— begin —
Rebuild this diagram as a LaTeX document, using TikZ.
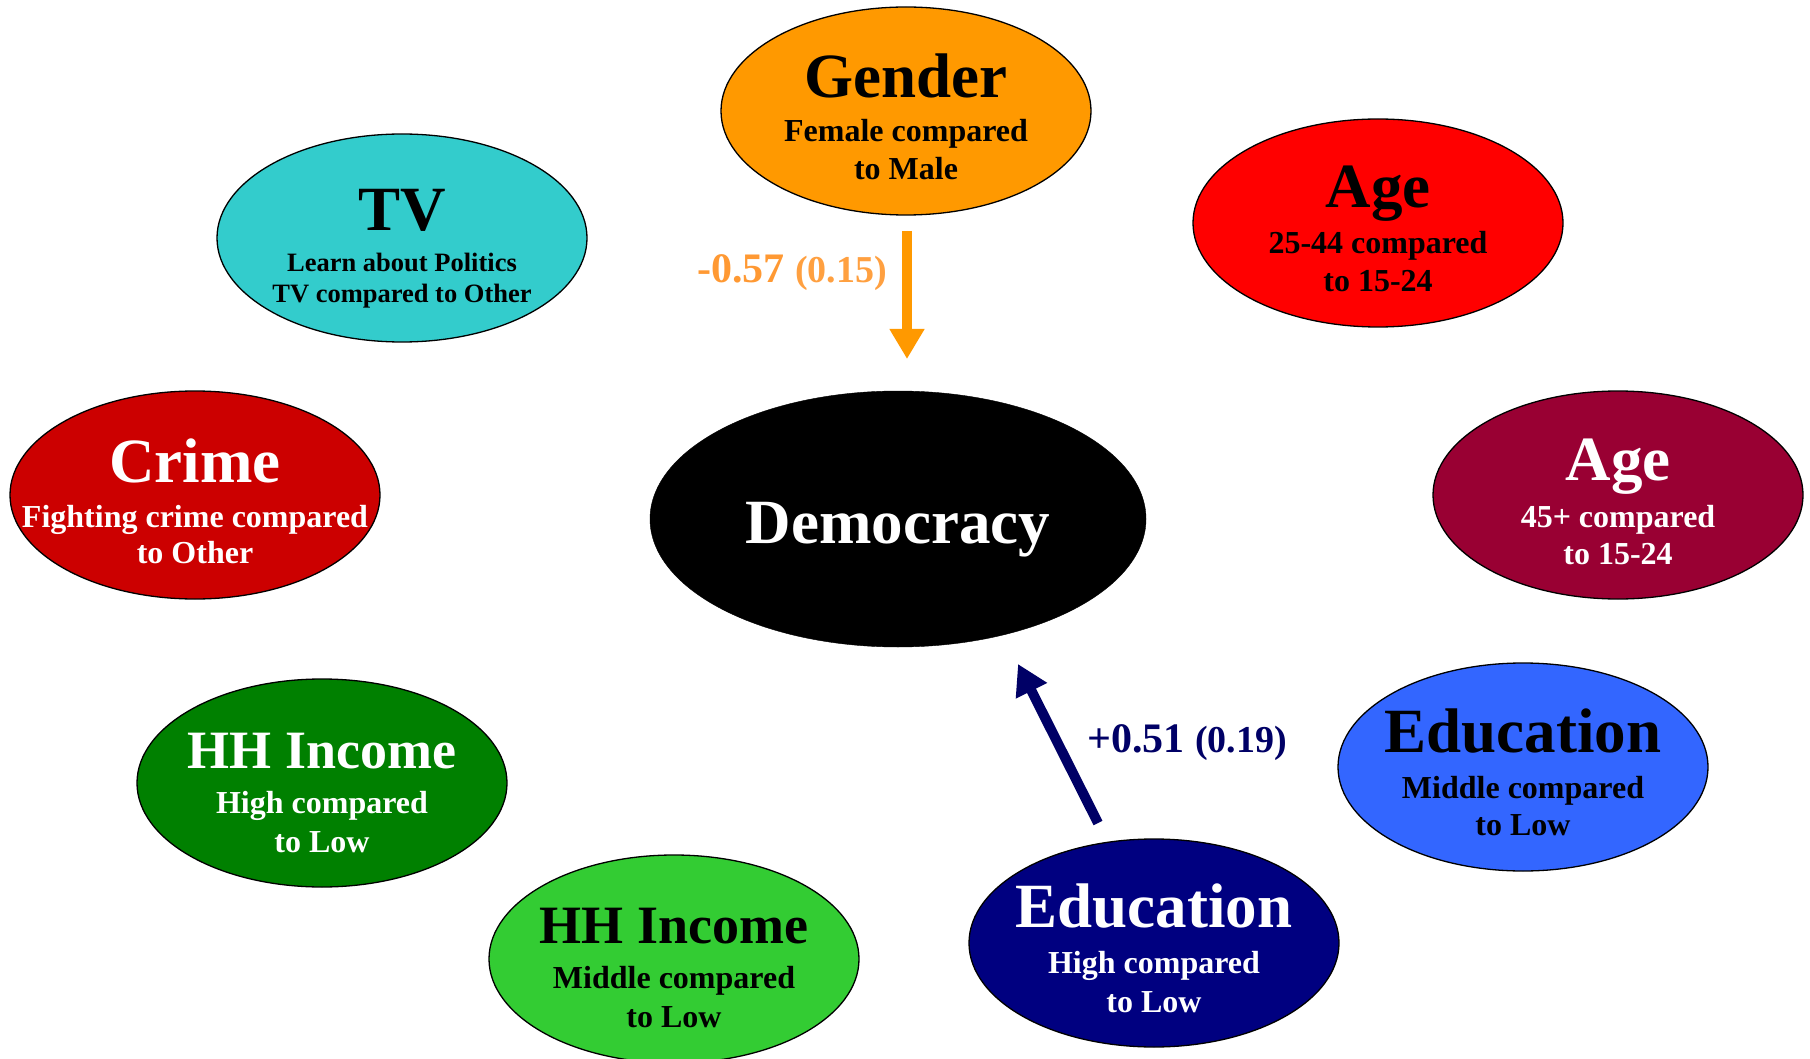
\documentclass[tikz,border=0pt]{standalone}
\usepackage{fontspec}
\setmainfont{Liberation Serif}
\usetikzlibrary{shapes.geometric,arrows.meta}
\definecolor{cGender}{HTML}{FF9900}
\definecolor{cTV}{HTML}{33CCCC}
\definecolor{cAgeA}{HTML}{FF0000}
\definecolor{cCrime}{HTML}{CC0000}
\definecolor{cAgeB}{HTML}{990033}
\definecolor{cEduM}{HTML}{3366FF}
\definecolor{cEduH}{HTML}{000080}
\definecolor{cHHH}{HTML}{008000}
\definecolor{cHHM}{HTML}{33CC33}
\definecolor{cLblO}{HTML}{FF9933}
\definecolor{cLblO2}{HTML}{FFA040}
\definecolor{cNavy}{HTML}{000066}
\tikzset{
  blob/.style={ellipse, draw=black, line width=1.3pt, minimum width=370pt, minimum height=208pt, inner sep=0pt},
  ttl/.style={anchor=base, inner sep=0pt, font=\fontsize{63}{63}\selectfont\bfseries},
  ttlsmall/.style={anchor=base, inner sep=0pt, font=\fontsize{54}{54}\selectfont\bfseries},
  sub/.style={anchor=base, inner sep=0pt, font=\fontsize{32}{32}\selectfont\bfseries},
  subtv/.style={anchor=base, inner sep=0pt, font=\fontsize{26.5}{26.5}\selectfont\bfseries},
  bigarrow/.style={line width=10pt, -{Triangle[length=30pt,width=33pt]}},
  coef/.style={anchor=base west, inner sep=0pt, font=\bfseries},
}
\begin{document}
\begin{tikzpicture}[x=1pt,y=-1pt]
\useasboundingbox[fill=white] (0,0) rectangle (1810,1059);

% Gender
\node[blob, fill=cGender] (gender) at (906,111) {};
\node[ttl] (genderT) at (906,98) {Gender};
\node[sub] (genderA) at (906,142) {Female compared};
\node[sub] (genderB) at (906,180) {to Male};

% TV
\node[blob, fill=cTV] (tv) at (402,238) {};
\node[ttl] (tvT) at (402,231) {TV};
\node[subtv] (tvA) at (402,272) {Learn about Politics};
\node[subtv] (tvB) at (402,303) {TV compared to Other};

% Age 25-44
\node[blob, fill=cAgeA] (ageA) at (1378,223) {};
\node[ttl] (ageAT) at (1378,208) {Age};
\node[sub] (ageAA) at (1378,254) {25-44 compared};
\node[sub] (ageAB) at (1378,292) {to 15-24};

% Crime
\node[blob, fill=cCrime] (crime) at (195,495) {};
\node[ttl, text=white] (crimeT) at (195,482) {Crime};
\node[sub, text=white] (crimeA) at (195,527) {Fighting crime compared};
\node[sub, text=white] (crimeB) at (195,563) {to Other};

% Age 45+
\node[blob, fill=cAgeB] (ageB) at (1618,495) {};
\node[ttl, text=white] (ageBT) at (1618,480) {Age};
\node[sub, text=white] (ageBA) at (1618,527) {45+ compared};
\node[sub, text=white] (ageBB) at (1618,564) {to 15-24};

% Democracy
\node[ellipse, draw=black, fill=black, minimum width=496pt, minimum height=256pt, inner sep=0pt] (dem) at (898,519) {};
\node[ttl, text=white] (demT) at (898,543) {Democracy};

% Education middle
\node[blob, fill=cEduM] (eduM) at (1523,767) {};
\node[ttl] (eduMT) at (1523,752) {Education};
\node[sub] (eduMA) at (1523,798) {Middle compared};
\node[sub] (eduMB) at (1523,835) {to Low};

% HH Income high
\node[blob, fill=cHHH] (hhH) at (322,783) {};
\node[ttlsmall, text=white] (hhHT) at (322,768) {HH Income};
\node[sub, text=white] (hhHA) at (322,813) {High compared};
\node[sub, text=white] (hhHB) at (322,852) {to Low};

% HH Income middle
\node[blob, fill=cHHM] (hhM) at (674,959) {};
\node[ttlsmall] (hhMT) at (674,943) {HH Income};
\node[sub] (hhMA) at (674,988) {Middle compared};
\node[sub] (hhMB) at (674,1027) {to Low};

% Education high
\node[blob, fill=cEduH] (eduH) at (1154,943) {};
\node[ttl, text=white] (eduHT) at (1154,927) {Education};
\node[sub, text=white] (eduHA) at (1154,973) {High compared};
\node[sub, text=white] (eduHB) at (1154,1012) {to Low};

% Arrows
\coordinate (gStart) at (907,231);
\coordinate (gEnd) at (907,359);
\draw[bigarrow, draw=cGender, fill=cGender] (gStart) -- (gEnd);
\coordinate (eStart) at (1098,823);
\coordinate (eEnd) at (1018,664);
\draw[bigarrow, draw=cNavy, fill=cNavy] (eStart) -- (eEnd);

% Coefficients
\node[coef, text=cLblO] (gCoef) at (697,283) {\fontsize{42}{42}\selectfont -0.57 {\color{cLblO2}\fontsize{38}{38}\selectfont (0.15)}};
\node[coef, text=cNavy] (eCoef) at (1087,752) {\fontsize{42}{42}\selectfont +0.51 \fontsize{38}{38}\selectfont (0.19)};
\end{tikzpicture}
\end{document}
— end —
WHAT IS ASKED: Repeat the full listing above exactly, with no pictures in the copy.

OUTPUT BELOW:
Rebuild this diagram as a LaTeX document, using TikZ.
\documentclass[tikz,border=0pt]{standalone}
\usepackage{fontspec}
\setmainfont{Liberation Serif}
\usetikzlibrary{shapes.geometric,arrows.meta}
\definecolor{cGender}{HTML}{FF9900}
\definecolor{cTV}{HTML}{33CCCC}
\definecolor{cAgeA}{HTML}{FF0000}
\definecolor{cCrime}{HTML}{CC0000}
\definecolor{cAgeB}{HTML}{990033}
\definecolor{cEduM}{HTML}{3366FF}
\definecolor{cEduH}{HTML}{000080}
\definecolor{cHHH}{HTML}{008000}
\definecolor{cHHM}{HTML}{33CC33}
\definecolor{cLblO}{HTML}{FF9933}
\definecolor{cLblO2}{HTML}{FFA040}
\definecolor{cNavy}{HTML}{000066}
\tikzset{
  blob/.style={ellipse, draw=black, line width=1.3pt, minimum width=370pt, minimum height=208pt, inner sep=0pt},
  ttl/.style={anchor=base, inner sep=0pt, font=\fontsize{63}{63}\selectfont\bfseries},
  ttlsmall/.style={anchor=base, inner sep=0pt, font=\fontsize{54}{54}\selectfont\bfseries},
  sub/.style={anchor=base, inner sep=0pt, font=\fontsize{32}{32}\selectfont\bfseries},
  subtv/.style={anchor=base, inner sep=0pt, font=\fontsize{26.5}{26.5}\selectfont\bfseries},
  bigarrow/.style={line width=10pt, -{Triangle[length=30pt,width=33pt]}},
  coef/.style={anchor=base west, inner sep=0pt, font=\bfseries},
}
\begin{document}
\begin{tikzpicture}[x=1pt,y=-1pt]
\useasboundingbox[fill=white] (0,0) rectangle (1810,1059);

% Gender
\node[blob, fill=cGender] (gender) at (906,111) {};
\node[ttl] (genderT) at (906,98) {Gender};
\node[sub] (genderA) at (906,142) {Female compared};
\node[sub] (genderB) at (906,180) {to Male};

% TV
\node[blob, fill=cTV] (tv) at (402,238) {};
\node[ttl] (tvT) at (402,231) {TV};
\node[subtv] (tvA) at (402,272) {Learn about Politics};
\node[subtv] (tvB) at (402,303) {TV compared to Other};

% Age 25-44
\node[blob, fill=cAgeA] (ageA) at (1378,223) {};
\node[ttl] (ageAT) at (1378,208) {Age};
\node[sub] (ageAA) at (1378,254) {25-44 compared};
\node[sub] (ageAB) at (1378,292) {to 15-24};

% Crime
\node[blob, fill=cCrime] (crime) at (195,495) {};
\node[ttl, text=white] (crimeT) at (195,482) {Crime};
\node[sub, text=white] (crimeA) at (195,527) {Fighting crime compared};
\node[sub, text=white] (crimeB) at (195,563) {to Other};

% Age 45+
\node[blob, fill=cAgeB] (ageB) at (1618,495) {};
\node[ttl, text=white] (ageBT) at (1618,480) {Age};
\node[sub, text=white] (ageBA) at (1618,527) {45+ compared};
\node[sub, text=white] (ageBB) at (1618,564) {to 15-24};

% Democracy
\node[ellipse, draw=black, fill=black, minimum width=496pt, minimum height=256pt, inner sep=0pt] (dem) at (898,519) {};
\node[ttl, text=white] (demT) at (898,543) {Democracy};

% Education middle
\node[blob, fill=cEduM] (eduM) at (1523,767) {};
\node[ttl] (eduMT) at (1523,752) {Education};
\node[sub] (eduMA) at (1523,798) {Middle compared};
\node[sub] (eduMB) at (1523,835) {to Low};

% HH Income high
\node[blob, fill=cHHH] (hhH) at (322,783) {};
\node[ttlsmall, text=white] (hhHT) at (322,768) {HH Income};
\node[sub, text=white] (hhHA) at (322,813) {High compared};
\node[sub, text=white] (hhHB) at (322,852) {to Low};

% HH Income middle
\node[blob, fill=cHHM] (hhM) at (674,959) {};
\node[ttlsmall] (hhMT) at (674,943) {HH Income};
\node[sub] (hhMA) at (674,988) {Middle compared};
\node[sub] (hhMB) at (674,1027) {to Low};

% Education high
\node[blob, fill=cEduH] (eduH) at (1154,943) {};
\node[ttl, text=white] (eduHT) at (1154,927) {Education};
\node[sub, text=white] (eduHA) at (1154,973) {High compared};
\node[sub, text=white] (eduHB) at (1154,1012) {to Low};

% Arrows
\coordinate (gStart) at (907,231);
\coordinate (gEnd) at (907,359);
\draw[bigarrow, draw=cGender, fill=cGender] (gStart) -- (gEnd);
\coordinate (eStart) at (1098,823);
\coordinate (eEnd) at (1018,664);
\draw[bigarrow, draw=cNavy, fill=cNavy] (eStart) -- (eEnd);

% Coefficients
\node[coef, text=cLblO] (gCoef) at (697,283) {\fontsize{42}{42}\selectfont -0.57 {\color{cLblO2}\fontsize{38}{38}\selectfont (0.15)}};
\node[coef, text=cNavy] (eCoef) at (1087,752) {\fontsize{42}{42}\selectfont +0.51 \fontsize{38}{38}\selectfont (0.19)};
\end{tikzpicture}
\end{document}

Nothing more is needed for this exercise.